Ini Sosok Menteri ESDM yang Diidamkan Industri Hulu Migas

Jakarta, CNBC Indonesia - Indonesian Petroleum Association (IPA) mempunyai pesan khusus untuk sosok Menteri Energi dan Sumber Daya Mineral (ESDM) di kabinet Prabowo Subianto.
Direktur Eksekutif IPA Marjolijn Wajong berharap sosok Menteri ESDM ke depan dapat tetap mempertahankan iklim investasi migas yang saat ini sudah cukup baik.
"Paling tidak keadaan saat ini lumayan baik jadi tolong lah menjadi lebih baik, jadi jangan mundur. Tapi maju dong apa yang ada sekarang ini mudah mudahan jadi pijakan untuk lebih maju lagi," ujar dia usai Press Conference Road to IPA Convex 2024, Selasa (7/5/2024).
Menurut Marjolijn, membuat kemajuan di sektor hulu migas dalam beberapa tahun belakangan ini tidaklah mudah. Karena itu, ia berharap iklim investasi yang semakin baik ini dapat terus dijaga. "Saya sangat hargai pemerintah tapi apakah cukup sampai sini saja. Enggak karena negara lain terus bergerak yang penting jangan mundur," ujarnya.
Sebelumnya, Akademisi Ekonomi Energi dari Universitas Pertamina Rinto Pudyantoro berharap agar pemerintahan selanjutnya dapat menggairahkan iklim investasi hulu migas RI.
Menurut Rinto kalaupun hal tersebut sulit untuk dilakukan, paling tidak pemerintahan baru jangan membuat keributan hingga lima tahun ke depan. Keributan yang dimaksud misalnya dengan menerapkan sistem Kontrak Bagi Hasil (Production Cost Sharing/PSC) baru seperti model Gross Split.
"Usul saya satu pemerintahan baru jangan bikin keributan. Sehingga membuat investor berpikir ulang. Kalau sudah ribut semuanya berhenti semua.

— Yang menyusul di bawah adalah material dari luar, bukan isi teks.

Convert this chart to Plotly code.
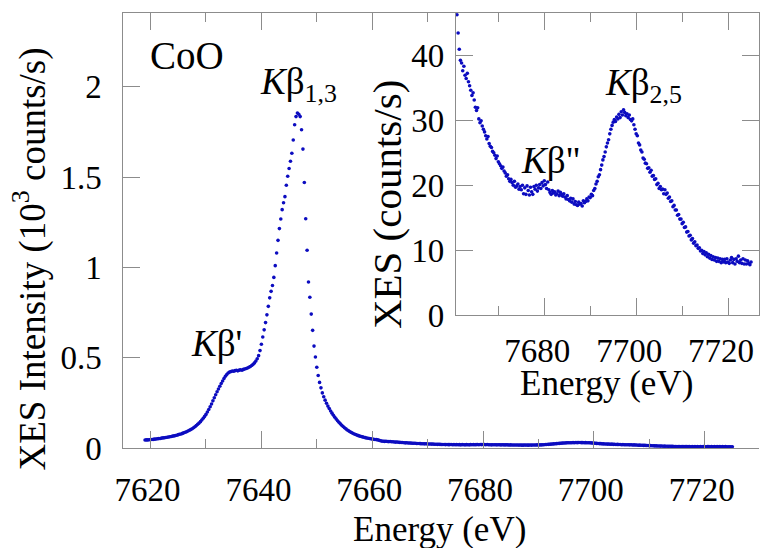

Minimal relaksasi lah jangan macam-macam, jangan bikin PSC gross split baru lagi," kata dia.
Rinto menilai sah-sah saja sebetulnya bagi pemerintahan baru dalam membuat kebijakan terkait sektor hulu migas RI, asalkan itu berdampak positif. Namun apabila sebaliknya, ia menyarankan agar waktu lima tahun dikerjakan untuk memperbaiki persoalan yang ada di industri migas.
"Misalnya perijinan kok susah sekali, komersialisasi butuh waktu panjang kenapa kok di Petronas di Malaysia 2-3 tahun selesai, kalau di sini 7 tahun. Itu dulu dikerjain sementara jangan bikin ribut," katanya.
Semula, Rinto mengungkapkan bahwa sektor hulu migas RI sempat mengalami kejayaan di tahun 1971 'an. Pada periode tersebut, pengusahaan hulu migas yang tertuang di dalam Undang-Undang Nomor 8 Tahun 1971 mempunyai penerapan sistem kontrak yang cukup menarik bagi para investor.
Misalnya, pemberlakuan lex specialis pada aturan perpajakan, dimana terdapat prinsip Uniformity serta Assumed & discharged. Namun sejak UU Migas direvisi, kedua hal tersebut dihilangkan di dalam kontrak kerja sama migas RI.
Karena itu, ia pun berharap kepada pemerintahan selanjutnya dapat mengembalikan sistem kontrak seperti yang ada di Undang-Undang Nomor 8 Tahun 1971.
"Kalau saya usulkan begini, karena fiskal bisa dikendalikan pemerintah maka kembalikan saja PSC paling awal. Kalau pemerintah mau, pertanyaannya mau gak? Jawabannya pasti nggak. Ya mudah-mudahan saja mau," kata dia.